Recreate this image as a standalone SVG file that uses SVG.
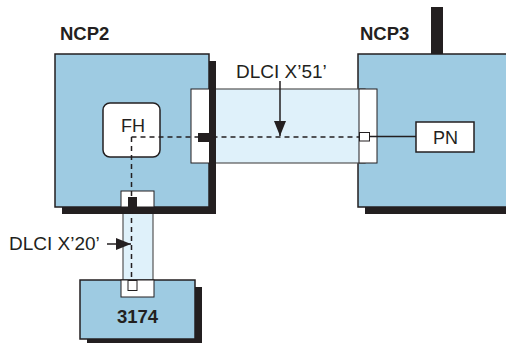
<svg xmlns="http://www.w3.org/2000/svg" width="506" height="343" viewBox="0 0 506 343">
<defs>
<style>
.box{fill:#9ecbe2;stroke:#231f20;stroke-width:1.5}
.shadow{fill:#231f20}
.chan{fill:#dff1fa;stroke:#555;stroke-width:1.2}
.end{fill:#fff;stroke:#231f20;stroke-width:1}
.lbl{font-family:"Liberation Sans",Arial,sans-serif;font-size:18px;fill:#231f20}
.big{font-size:19px}
.bold{font-weight:bold;font-size:18.5px}
.dash{stroke:#231f20;stroke-width:1.5;stroke-dasharray:5,4;fill:none}
.line{stroke:#231f20;stroke-width:1.5;fill:none}
</style>
<marker id="ah" markerWidth="15" markerHeight="12" refX="15" refY="6" orient="auto" markerUnits="userSpaceOnUse">
<path d="M0,0 L15,6 L0,12 Z" fill="#231f20"/>
</marker>
</defs>
<rect width="506" height="343" fill="#fff"/>

<g id="ncp3">
<rect class="shadow" x="431" y="7" width="12" height="47"/>
<rect class="shadow" x="365" y="61" width="150" height="153"/>
<rect class="box" x="358" y="54" width="160" height="153"/>
<text class="lbl bold" x="360" y="40">NCP3</text>
</g>

<g id="ch51">
<rect class="chan" x="205" y="89" width="160" height="74"/>
<rect class="end" x="359" y="89" width="18" height="74"/>
</g>

<g id="ncp2">
<rect class="shadow" x="62" y="61" width="154" height="153"/>
<rect class="box" x="55" y="54" width="154" height="153"/>
<text class="lbl bold" x="60" y="40">NCP2</text>
</g>

<g id="ch51left">
<rect class="end" x="191" y="89" width="20" height="74"/>
<rect class="shadow" x="209" y="61" width="7" height="153"/>
</g>

<g id="ch20">
<rect class="chan" x="123" y="200" width="30" height="84"/>
<rect class="end" x="121" y="191" width="33" height="16"/>
<rect class="shadow" x="121" y="207" width="33" height="7"/>
</g>

<g id="n3174">
<rect class="shadow" x="87" y="287" width="115" height="60"/>
<rect class="box" x="80" y="280" width="115" height="59"/>
<rect class="end" x="121" y="280" width="33" height="17"/>
<text class="lbl bold" x="137.5" y="323" text-anchor="middle">3174</text>
</g>

<g id="fh">
<rect x="103" y="103" width="57" height="54" rx="7" fill="#fff" stroke="#231f20" stroke-width="1.5"/>
<text class="lbl" x="133" y="132" text-anchor="middle">FH</text>
</g>

<g id="pn">
<rect x="416" y="122" width="58" height="30" fill="#fff" stroke="#231f20" stroke-width="1.5"/>
<text class="lbl" x="445.5" y="143.5" text-anchor="middle">PN</text>
</g>

<g id="connectors">
<path class="dash" d="M131.5,137 H359"/>
<path class="dash" d="M131.5,137 V280"/>
<path class="line" d="M369,136.5 H416"/>
<rect class="shadow" x="198" y="133" width="12" height="9"/>
<rect x="359.5" y="132.5" width="10" height="8.5" fill="#fff" stroke="#231f20" stroke-width="1"/>
<rect class="shadow" x="128" y="197" width="9" height="10"/>
<rect x="128" y="280.5" width="9" height="10" fill="#fff" stroke="#231f20" stroke-width="1"/>
<path class="line" d="M280,81 V136" marker-end="url(#ah)"/>
<path class="line" d="M107,244 H131" marker-end="url(#ah)"/>
</g>

<g id="labels">
<text class="lbl big" x="236" y="78">DLCI X’51’</text>
<text class="lbl big" x="9" y="250">DLCI X’20’</text>
</g>
</svg>
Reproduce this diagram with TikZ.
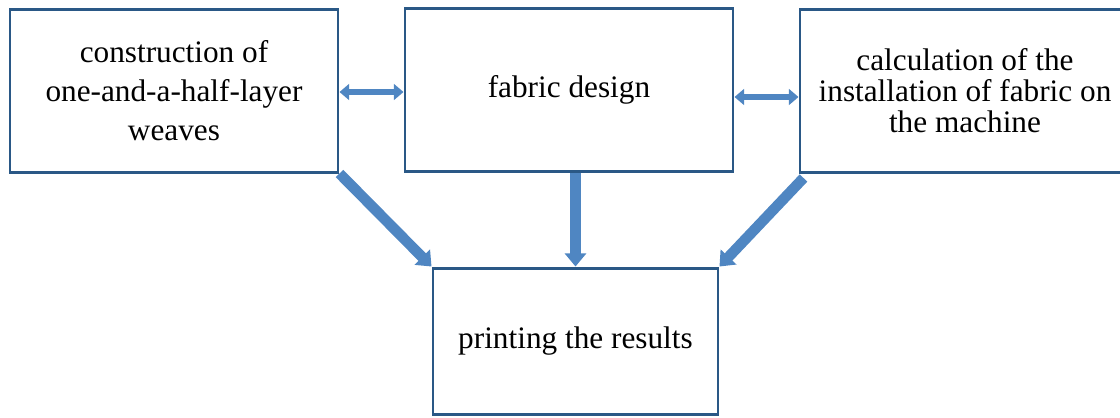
\documentclass[tikz,border=0pt]{standalone}
\usepackage{fontspec}
\setmainfont{Liberation Serif}
\usetikzlibrary{arrows.meta, positioning}

\definecolor{boxline}{HTML}{2A5886}
\definecolor{arrowblue}{HTML}{4F86C2}
\definecolor{arrowedge}{HTML}{3B6FA6}

\tikzset{
  stage/.style={draw=boxline, line width=1.7pt, align=center, inner sep=0pt,
    font=\fontsize{17.8}{21}\selectfont},
  flow/.style={draw=arrowedge, line width=6pt,
    -{Triangle[length=7.5pt, width=12pt]}, arrowblue},
  link/.style={draw=arrowblue, line width=3.8pt,
    {Triangle[length=5.5pt, width=9pt]}-{Triangle[length=5.5pt, width=9pt]}}
}

\begin{document}
\begin{tikzpicture}[x=0.02cm, y=-0.02cm]
\useasboundingbox (0,0) rectangle (1120,417);
\clip (0,0) rectangle (1120,417);

\node [stage, minimum width=328*0.02cm, minimum height=163*0.02cm,
  font=\fontsize{17.8}{22.2}\selectfont] (construct) at (174,90.5)
  {construction of\\one-and-a-half-layer\\weaves};
\node [stage, minimum width=328*0.02cm, minimum height=163*0.02cm] (design) at (569,89.5)
  {fabric design};
\node [stage, minimum width=330*0.02cm, minimum height=163*0.02cm,
  font=\fontsize{17.8}{17.6}\selectfont] (calc) at (965,91)
  {calculation of the\\installation of fabric on\\the machine};
\node [stage, minimum width=285*0.02cm, minimum height=146*0.02cm] (print) at (575.5,341)
  {printing the results};

% links between the top boxes
\path [link] ([yshift=-0.05cm]design.west -| construct.east) -- ([yshift=-0.05cm]design.west);
\path [link] ([yshift=-0.15cm]design.east) -- ([yshift=-0.15cm]design.east -| calc.west);

% everything goes to the printout
\path [flow] (construct.south east) -- (print.north west);
\path [flow] (design.south -| print.north) -- (print.north);
\path [flow] ([xshift=0.1cm,yshift=-0.08cm]calc.south west) -- (print.north east);

\end{tikzpicture}
\end{document}
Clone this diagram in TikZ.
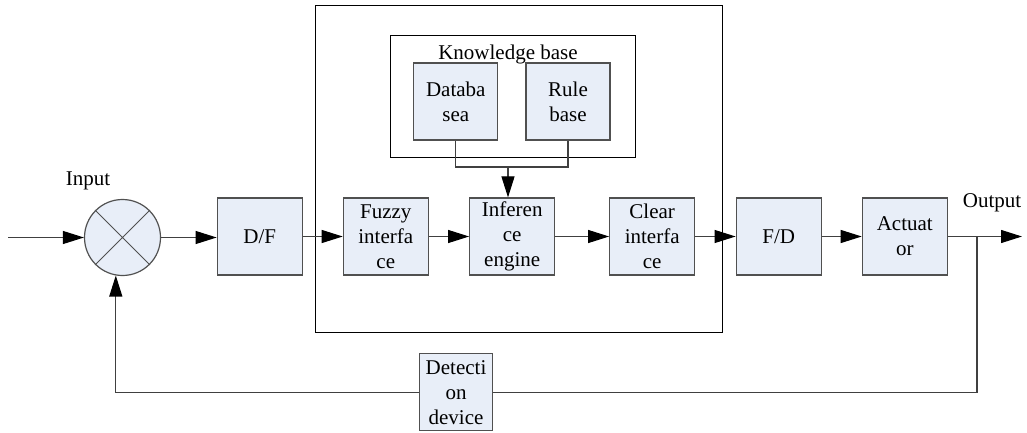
\documentclass[tikz,border=0pt]{standalone}
\usepackage{fontspec}
\setmainfont{Liberation Serif}
\newfontfamily\tnr{Liberation Serif}
\usetikzlibrary{arrows.meta}
\definecolor{boxfill}{HTML}{E8EEF8}
\definecolor{boxline}{HTML}{505050}
\definecolor{wire}{HTML}{404040}
\begin{document}
\begin{tikzpicture}[x=1pt,y=-1pt,
  font=\tnr\fontsize{21}{25}\selectfont,
  blk/.style={draw=boxline,line width=1.2pt,fill=boxfill,minimum width=85pt,minimum height=77pt,inner sep=0pt,align=center},
  frame/.style={draw=black,line width=1pt,inner sep=0pt},
  wireline/.style={draw=wire,line width=1.1pt},
  arr/.style={wireline,-{Triangle[length=21pt,width=13pt,color=black]}},
  lbl/.style={inner sep=0pt}]
\useasboundingbox (0,0) rectangle (1027,433);
% frames
\node[frame,minimum width=407pt,minimum height=326pt] (ctrl) at (519,169) {};
\node[frame,minimum width=245pt,minimum height=121pt] (kb) at (513.3,96.5) {};
\node[lbl,anchor=base] (kbt) at (508,59.5) {Knowledge base};
% blocks
\node[blk,minimum width=84pt] (db) at (455.8,101.5) {Databa\\sea};
\node[blk,minimum width=84pt] (rb) at (568,101.5) {Rule\\base};
\node[blk] (df) at (259.7,236.5) {D/F};
\node[blk] (fz) at (385.8,236.5) {Fuzzy\\interfa\\ce};
\node[blk] (inf) at (512.2,236.5) {Inferen\\ce\\engine};
\node[blk] (clr) at (652.2,236.5) {Clear\\interfa\\ce};
\node[blk] (fd) at (778.7,236.5) {F/D};
\node[blk] (act) at (904.8,236.5) {Actuat\\or};
\node[blk,minimum width=73pt] (det) at (456,392.2) {Detecti\\on\\device};
% summing junction
\node[circle,draw=boxline,line width=1.2pt,fill=boxfill,minimum size=76pt,inner sep=0pt] (sum) at (122.5,237.5) {};
\draw[boxline,line width=1pt] (sum.45) -- (sum.225) (sum.135) -- (sum.315);
% labels
\node[lbl] (inl) at (88,181) {Input};
\node[lbl] (outl) at (992,203) {Output};
% coordinates
\coordinate (inst) at (8,237.5);
\coordinate (outend) at (1022,236.5);
\coordinate (br) at (977,236.5);
\coordinate (j) at (508,167);
% connectors
\draw[arr] (inst) -- (sum.west);
\draw[arr] (sum.east) -- (sum.east -| df.west);
\draw[arr] (df.east) -- (fz.west);
\draw[arr] (fz.east) -- (inf.west);
\draw[arr] (inf.east) -- (clr.west);
\draw[arr] (clr.east) -- (fd.west);
\draw[arr] (fd.east) -- (act.west);
\draw[arr] (act.east) -- (outend);
\draw[wireline] (db.south) |- (j) -| (rb.south);
\draw[arr] (j) -- (j |- inf.north);
\draw[wireline] (br) |- (det.east);
\draw[arr] (det.west) -| (sum.260);
\end{tikzpicture}
\end{document}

## [What you need to do]
Copy each line above where the string "this" occurs.

## [Right answer]
Recreate this image as a standalone SVG file that uses SVG.
Reproduce this diagram with TikZ.
Clone this diagram in TikZ.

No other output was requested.